Consider Target-Date Funds for Easy Management
Using life-cycle or target-date funds is a straightforward approach for individuals seeking to align their retirement portfolio with their time horizon. These funds automatically adjust their asset allocation—the mix of stocks, bonds, and other investments—as the target date approaches, usually becoming more conservative over time. They are designed to simplify the investment process and reduce the need for individuals to actively manage their asset allocation.
This hands-off strategy can be very convenient for those who prefer a set-it-and-forget-it approach to investing. Look into whether target-date funds are available in your retirement plan and consider if they are right for your situation.

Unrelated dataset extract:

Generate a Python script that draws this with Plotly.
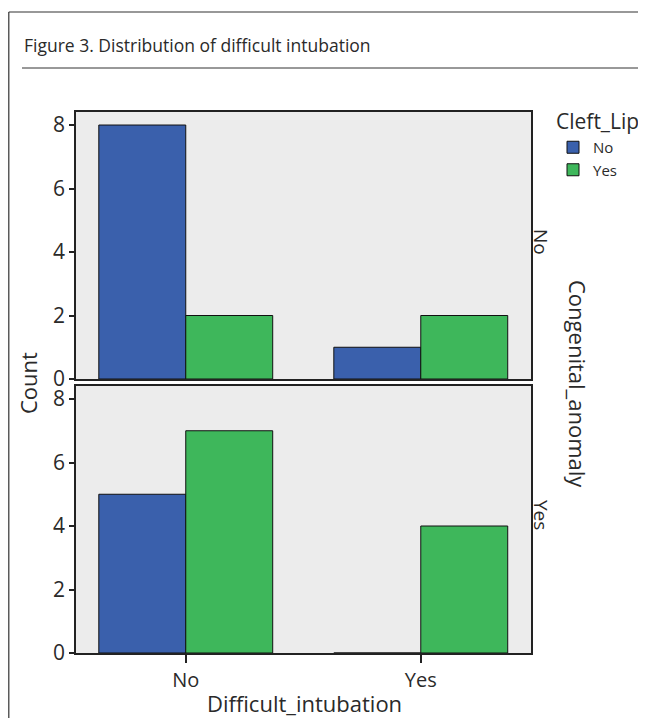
import plotly.graph_objects as go

# ---- data ----
categories = ["No", "Yes"]                 # Difficult_intubation
cleft_groups = ["No", "Yes"]               # Cleft_Lip
panel_labels = ["No", "Yes"]               # Congenital_anomaly
top_cleft_no = [8, 1]
top_cleft_yes = [2, 2]
bot_cleft_no = [5, 0]
bot_cleft_yes = [7, 4]
y_ticks = [0, 2, 4, 6, 8]

BLUE = "#3A60AC"
GREEN = "#3EB75B"
FONT = "Open Sans"
TXT = "#2a2a2a"

OFF = 8  # page body margin in the browser
W, H = 646 - 2 * OFF, 726 - 2 * OFF
# plot area in screen pixels: x 76..531, y 112..653
L, T = 76 - OFF, 112 - OFF
R, B = W - (531 - OFF), H - (653 - OFF)
pw, ph = W - L - R, H - T - B

def px_x(x):
    return (x - OFF - L) / pw

def px_y(y):
    return (H - B - (y - OFF)) / ph

fig = go.Figure()
series = [
    (top_cleft_no, cleft_groups[0], BLUE, "x", "y", True),
    (top_cleft_yes, cleft_groups[1], GREEN, "x", "y", True),
    (bot_cleft_no, cleft_groups[0], BLUE, "x2", "y2", False),
    (bot_cleft_yes, cleft_groups[1], GREEN, "x2", "y2", False),
]
for vals, name, col, xa, ya, show in series:
    fig.add_trace(go.Bar(
        x=categories, y=vals, name=name, legendgroup=name, showlegend=show,
        marker=dict(color=col, line=dict(color="#111111", width=1)),
        xaxis=xa, yaxis=ya, offsetgroup=name,
    ))

top_dom = [px_y(379), 1.0]
bot_dom = [0.0, px_y(386)]
xr = [-0.467, 1.469]
yr = [0, 8.41]

axis_common = dict(showline=True, mirror=True, linecolor="#222222", linewidth=1.5,
                   showgrid=False, zeroline=False)
tickf = dict(size=21, color=TXT)
fig.update_layout(
    width=W, height=H,
    margin=dict(l=L, r=R, t=T, b=B, autoexpand=False),
    paper_bgcolor="white", plot_bgcolor="#ECECEC",
    barmode="group", bargap=0.26, bargroupgap=0,
    font=dict(family=FONT, color=TXT, size=18),
    xaxis=dict(domain=[0, 1], range=xr, anchor="y", showticklabels=False, ticks="",
               matches="x2", **axis_common),
    yaxis=dict(domain=top_dom, range=yr, anchor="x", tickvals=y_ticks, ticks="outside",
               ticklen=5, tickcolor="#222222", tickwidth=1.5, tickfont=tickf,
               **axis_common),
    xaxis2=dict(domain=[0, 1], range=xr, anchor="y2", ticks="outside", ticklen=8,
                tickcolor="#222222", tickwidth=1.5, tickfont=dict(size=20, color=TXT),
                **axis_common),
    yaxis2=dict(domain=bot_dom, range=yr, anchor="x2", tickvals=y_ticks, ticks="outside",
                ticklen=5, tickcolor="#222222", tickwidth=1.5, tickfont=tickf,
                **axis_common),
    legend=dict(x=px_x(553), y=px_y(131), xanchor="left", yanchor="top",
                font=dict(size=15, color=TXT), bgcolor="rgba(0,0,0,0)",
                itemwidth=30, tracegroupgap=0),
    showlegend=True,
)

annotations = [
    dict(text="Figure 3. Distribution of difficult intubation", x=px_x(22), y=px_y(45),
         xanchor="left", yanchor="middle", font=dict(size=17.5, color=TXT)),
    dict(text="Cleft_Lip", x=px_x(554), y=px_y(121),
         xanchor="left", yanchor="middle", font=dict(size=21, color=TXT)),
    dict(text="Count", x=px_x(28), y=px_y(383), textangle=-90,
         xanchor="center", yanchor="middle", font=dict(size=22, color=TXT)),
    dict(text="Difficult_intubation", x=px_x(304), y=px_y(703),
         xanchor="center", yanchor="middle", font=dict(size=22, color=TXT)),
    dict(text="Congenital_anomaly", x=px_x(578), y=px_y(384), textangle=90,
         xanchor="center", yanchor="middle", font=dict(size=22, color=TXT)),
    dict(text=panel_labels[0], x=px_x(541), y=px_y(242), textangle=90,
         xanchor="center", yanchor="middle", font=dict(size=19, color=TXT)),
    dict(text=panel_labels[1], x=px_x(541), y=px_y(515), textangle=90,
         xanchor="center", yanchor="middle", font=dict(size=19, color=TXT)),
]
for a in annotations:
    a.update(xref="paper", yref="paper", showarrow=False)
fig.update_layout(annotations=annotations)

shapes = [
    dict(type="line", x0=px_x(8.8), x1=px_x(8.8), y0=px_y(12), y1=px_y(730),
         line=dict(color="#333333", width=1.2)),
    dict(type="line", x0=px_x(8.8), x1=px_x(650), y0=px_y(12), y1=px_y(12),
         line=dict(color="#333333", width=1.2)),
    dict(type="line", x0=px_x(22), x1=px_x(650), y0=px_y(68), y1=px_y(68),
         line=dict(color="#333333", width=1)),
]
for s in shapes:
    s.update(xref="paper", yref="paper")
fig.update_layout(shapes=shapes)

fig.write_html("out.html")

Enhance Portfolio Liquidity for Retirement
Enhancing liquidity, or access to cash, is a crucial aspect of retirement planning, especially as one approaches the time when these funds will be needed for everyday expenses. It involves ensuring that a portion of your portfolio can be easily converted to cash without significant losses. Assets such as money market funds or short-term certificates of deposit can serve this purpose.
These instruments can help manage the risk of having to sell off other investments at an inopportune time due to cash flow needs. Take a moment to assess the liquidity of your portfolio and make adjustments to support your upcoming expense requirements.
Incorporate Tax-Efficient Withdrawal Strategies
To preserve retirement savings, incorporating tax-efficient withdrawal strategies is critical. This involves smartly drawing funds from various accounts—such as 401(k)s, IRAs, and taxable accounts—in a way that minimizes tax liabilities. Understanding how different withdrawals will be taxed can allow for more of your savings to remain in the portfolio and potentially grow.
Proper tax planning seeks to stretch out the longevity of retirement funds, ensuring they last as long as needed. Engage with a tax professional to develop a withdrawal plan that seeks to minimize your tax burden.